Nürnberg
Kunst und Grenzerfahrung

Doppelausstellung zum 80. Geburtstag von Werner Knaupp

27.06.2016 | Stand 02.12.2020, 19:37 Uhr

"Vulcano": Feuerschlot eines erloschenen Vulkans auf den Westmännerinseln bei Island; Gemälde von Werner Knaupp, 1991. - Foto: Bröder

Nürnberg (DK) Seine letzte, seine jüngste Ausstellung nennt der 80-jährige Künstler Werner Knaupp "Tabula rasa" und macht - diesem programmatischen Titel entsprechend - reinen Tisch. Als Maler und Bildhauer hat Werner Knaupp, der wohl bedeutendste lebende Künstler der nordbayerischen Kunstszene, die Weiten der Wüsten durchmessen, hat die Wut der Wellen und die Feuerschlünde der Vulkane in riesigen Bildern gebannt, hat aber auch die im Feuer verkrümmten Leiber verbrannter Leichen und die schmerzverzerrten Körper Kranker und Sterbender in seinen Asche-Bildern und in Eisen-Skulpturen festgehalten.

Jetzt widmen ihm das Staatsmuseum für moderne Kunst Nürnberg und die städtische Kunstvilla eine Doppelausstellung zum Geburtstag.

Mit seinerzeit sehr ungewöhnlichen Kugelschreiberzeichnungen erregte Werner Knaupp sehr frühzeitig, Mitte der 1960er-Jahre, bereits weit über seine Heimatstadt Nürnberg hinaus, Aufsehen, wurde 1977 von Manfred Schneckenburger zur legendären documenta 6 in Kassel eingeladen und machte dann mit radikalen Projekten von sich reden, deren Eindrücke er in leidenschaftlichen, ja fast pathetischen Gemälden und Skulpturen buchstäblich verarbeitete. Künstlerisch und innerlich: Als Hilfspfleger arbeitete er in einer psychiatrischen Klinik in Bayreuth, hospitierte im Krematorium Nürnberg und ging in die Sterbehäuser von Mutter Teresa in Kalkutta. Grenzerfahrungen, die sich in Arbeiten jenseits aller spektakulären Sensationsmacherei niederschlugen, gleichwohl die Abgründe existenzieller Erlebnisse künstlerisch visualisierten. Die Gewalten der Natur und die Nichtigkeit des Menschen als "anthropomorphisches Material", das in seinen Arbeiten geformt, in "Kunst" gegossen und damit - in des Wortes doppelter Bedeutung - aufgehoben wurde.
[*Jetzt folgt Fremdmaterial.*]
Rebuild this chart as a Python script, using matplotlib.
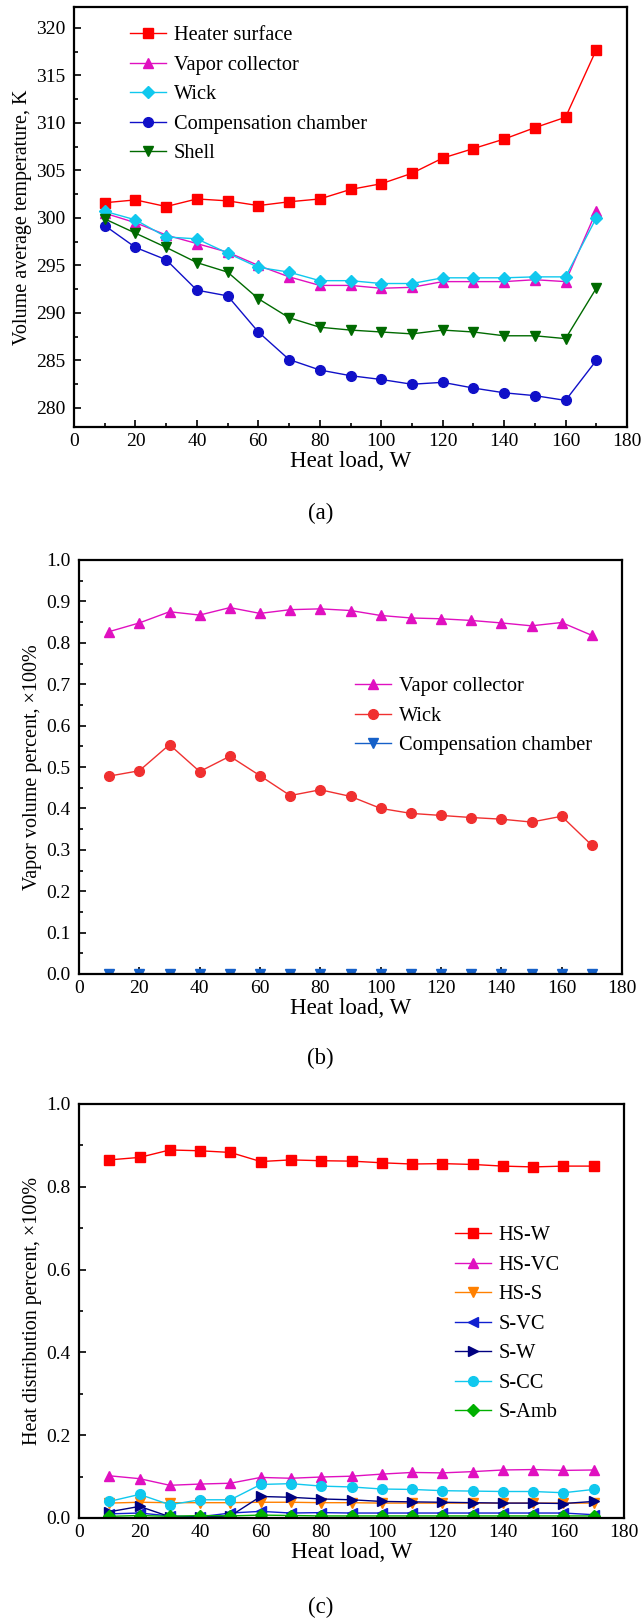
import matplotlib
matplotlib.use("Agg")
import matplotlib.pyplot as plt
from matplotlib.ticker import MultipleLocator
import numpy as np

plt.rcParams['font.family'] = ['Liberation Serif', 'DejaVu Serif']

heat_load = [10, 20, 30, 40, 50, 60, 70, 80, 90, 100, 110, 120, 130, 140, 150, 160, 170]

# (a) volume average temperature, K
t_heater = [301.6, 301.9, 301.2, 302.0, 301.8, 301.3, 301.7, 302.0, 303.0, 303.6, 304.7, 306.3, 307.3, 308.3, 309.5, 310.6, 317.7]
t_vapor = [300.5, 299.5, 298.2, 297.3, 296.4, 295.0, 293.8, 292.9, 292.9, 292.6, 292.7, 293.3, 293.3, 293.3, 293.5, 293.3, 300.7]
t_wick = [300.7, 299.8, 298.0, 297.8, 296.3, 294.8, 294.3, 293.4, 293.4, 293.1, 293.1, 293.7, 293.7, 293.7, 293.8, 293.8, 300.0]
t_cc = [299.2, 296.9, 295.6, 292.4, 291.8, 288.0, 285.1, 284.0, 283.4, 283.0, 282.5, 282.7, 282.1, 281.6, 281.3, 280.8, 285.0]
t_shell = [299.9, 298.4, 296.9, 295.3, 294.3, 291.5, 289.5, 288.5, 288.2, 288.0, 287.8, 288.2, 288.0, 287.6, 287.6, 287.3, 292.6]

# (b) vapor volume percent
v_vapor = [0.827, 0.848, 0.875, 0.867, 0.885, 0.871, 0.880, 0.882, 0.878, 0.866, 0.860, 0.858, 0.854, 0.848, 0.841, 0.849, 0.818]
v_wick = [0.478, 0.491, 0.554, 0.489, 0.526, 0.479, 0.431, 0.445, 0.429, 0.400, 0.388, 0.383, 0.378, 0.374, 0.367, 0.381, 0.311]
v_cc = [0.001] * 17

# (c) heat distribution percent
q_hs_w = [0.865, 0.871, 0.889, 0.887, 0.883, 0.861, 0.865, 0.863, 0.862, 0.858, 0.855, 0.856, 0.854, 0.850, 0.848, 0.850, 0.850]
q_hs_vc = [0.102, 0.095, 0.079, 0.082, 0.084, 0.098, 0.096, 0.099, 0.101, 0.106, 0.110, 0.109, 0.112, 0.116, 0.117, 0.115, 0.116]
q_hs_s = [0.036, 0.038, 0.037, 0.037, 0.037, 0.038, 0.038, 0.037, 0.037, 0.036, 0.036, 0.036, 0.036, 0.036, 0.036, 0.036, 0.036]
q_s_vc = [0.010, 0.012, 0.005, 0.003, 0.012, 0.016, 0.012, 0.013, 0.012, 0.012, 0.012, 0.012, 0.012, 0.012, 0.012, 0.012, 0.008]
q_s_w = [0.015, 0.028, 0.003, 0.002, 0.005, 0.052, 0.050, 0.046, 0.044, 0.040, 0.039, 0.038, 0.037, 0.036, 0.036, 0.035, 0.040]
q_s_cc = [0.040, 0.057, 0.032, 0.044, 0.044, 0.081, 0.083, 0.077, 0.075, 0.070, 0.069, 0.066, 0.065, 0.064, 0.064, 0.061, 0.069]
q_s_amb = [0.004, 0.006, 0.004, 0.006, 0.005, 0.007, 0.006, 0.005, 0.005, 0.005, 0.005, 0.005, 0.005, 0.005, 0.005, 0.005, 0.005]

RED = '#ff0000'
MAG = '#e010c0'
CYAN = '#10c8ee'
BLUE = '#1010c8'
GREEN = '#006a00'

W, H = 641, 1622
fig = plt.figure(figsize=(W / 100, H / 100), dpi=100)

XLAB = 16.5
YLAB = 14.5
TICK = 14
LEG = 14.7


def px_axes(left, top, right, bottom):
    return fig.add_axes([left / W, 1 - bottom / H, (right - left) / W, (bottom - top) / H])


def style(ax):
    for s in ax.spines.values():
        s.set_linewidth(1.6)
    ax.tick_params(which='both', direction='in', labelsize=TICK, width=1.2)
    ax.tick_params(which='major', length=5)
    ax.tick_params(which='minor', length=3)
    ax.tick_params(axis='y', pad=6)
    ax.tick_params(axis='x', pad=4)
    ax.set_xlim(0, 180)
    ax.xaxis.set_major_locator(MultipleLocator(20))
    ax.set_xlabel('Heat load, W', fontsize=XLAB, labelpad=1)


def legend(ax, x, y):
    ax.legend(loc='upper left', bbox_to_anchor=(x / W, 1 - y / H), bbox_transform=fig.transFigure,
              frameon=False, fontsize=LEG, handlelength=1.75, handletextpad=0.4, labelspacing=0.5,
              borderpad=0, borderaxespad=0)


kw = dict(lw=1.0, ms=7)

# ---- (a)
ax1 = px_axes(74, 7, 627, 427)
ax1.plot(heat_load, t_heater, 's-', color=RED, label='Heater surface', **kw)
ax1.plot(heat_load, t_vapor, '^-', color=MAG, label='Vapor collector', **kw)
ax1.plot(heat_load, t_wick, 'D-', color=CYAN, label='Wick', lw=1.0, ms=6.5)
ax1.plot(heat_load, t_cc, 'o-', color=BLUE, label='Compensation chamber', **kw)
ax1.plot(heat_load, t_shell, 'v-', color=GREEN, label='Shell', **kw)
style(ax1)
ax1.set_ylim(278, 322.2)
ax1.yaxis.set_major_locator(MultipleLocator(5))
ax1.yaxis.set_minor_locator(MultipleLocator(2.5))
ax1.xaxis.set_minor_locator(MultipleLocator(10))
ax1.set_ylabel('Volume average temperature, K', fontsize=YLAB, labelpad=3)
legend(ax1, 130, 26)
fig.text(0.5, 1 - 513 / H, '(a)', ha='center', va='center', fontsize=16.5)

# ---- (b)
ax2 = px_axes(79, 560, 622, 974)
ax2.plot(heat_load, v_vapor, '^-', color=MAG, label='Vapor collector', **kw)
ax2.plot(heat_load, v_wick, 'o-', color='#f03030', label='Wick', **kw)
ax2.plot(heat_load, v_cc, 'v-', color='#1560c8', label='Compensation chamber', **kw)
style(ax2)
ax2.set_ylim(0, 1.0)
ax2.yaxis.set_major_locator(MultipleLocator(0.1))
ax2.yaxis.set_minor_locator(MultipleLocator(0.05))
ax2.yaxis.set_major_formatter(lambda v, p: f'{v:.1f}')
ax2.set_ylabel('Vapor volume percent, ×100%', fontsize=YLAB, labelpad=3)
legend(ax2, 355, 677)
fig.text(0.5, 1 - 1058 / H, '(b)', ha='center', va='center', fontsize=16.5)

# ---- (c)
ax3 = px_axes(79, 1104, 624, 1518)
ax3.plot(heat_load, q_hs_w, 's-', color=RED, label='HS-W', **kw)
ax3.plot(heat_load, q_hs_vc, '^-', color=MAG, label='HS-VC', **kw)
ax3.plot(heat_load, q_hs_s, 'v-', color='#ff8000', label='HS-S', **kw)
ax3.plot(heat_load, q_s_vc, '<-', color='#1020d0', label='S-VC', **kw)
ax3.plot(heat_load, q_s_w, '>-', color='#000080', label='S-W', **kw)
ax3.plot(heat_load, q_s_cc, 'o-', color=CYAN, label='S-CC', **kw)
ax3.plot(heat_load, q_s_amb, 'D-', color='#00b000', label='S-Amb', lw=1.0, ms=6.5)
style(ax3)
ax3.set_ylim(0, 1.0)
ax3.yaxis.set_major_locator(MultipleLocator(0.2))
ax3.yaxis.set_minor_locator(MultipleLocator(0.1))
ax3.yaxis.set_major_formatter(lambda v, p: f'{v:.1f}')
ax3.set_ylabel('Heat distribution percent, ×100%', fontsize=YLAB, labelpad=3)
legend(ax3, 455, 1226)
fig.text(0.5, 1 - 1607 / H, '(c)', ha='center', va='center', fontsize=16.5)

fig.savefig('out.png', dpi=100)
Einer schweren, inzwischen überstandenen Krankheit trotzt Werner Knaupp dann, vor ein paar Jahren, als er kaum noch einen Pinsel halten konnte, mit der Digitalkamera übergroße, farbige Nahaufnahmen von Blüten ab, deren organische Ästhetik, brachial und sinnlich zugleich, jedwede romantische Lieblichkeit weit hinter sich ließ. Und doch ließ dieses gleichsam existenzialistische Experiment den Künstler nicht ruhen: "Betroffenheit", so sagt er, "macht noch keine Kunst." Und zerstörte jetzt diese "schönen fotografischen Bilder", übermalte, verwischte die Oberflächen, ein radikaler Akt der Destruktion des jetzt als "Kitsch" empfundenen "scheinbar Schönen". Sie machen jetzt die Ausstellung aus: Decollagen gleichsam, mit denen sich Werner Knaupp nach der Gewalt der Natur den Weiten der Seele, den Wüsteneien des Inneren zuzuwenden scheint - und sich damit doch wieder auf ein abenteuerliches Experiment einlässt.

Doppelausstellung zum 80. Geburtstag des Künstlers Werner Knaupp. Staatsmuseum für moderne Kunst, "Tabula rasa". Bis Ende Juli, Di. bis So. 10 bis 18 Uhr, Do. bis 20 Uhr. Städtische Kunstvilla, "Vulcano" , Di. bis So. 10 bis 18 Uhr, Mi. bis 20 Uhr.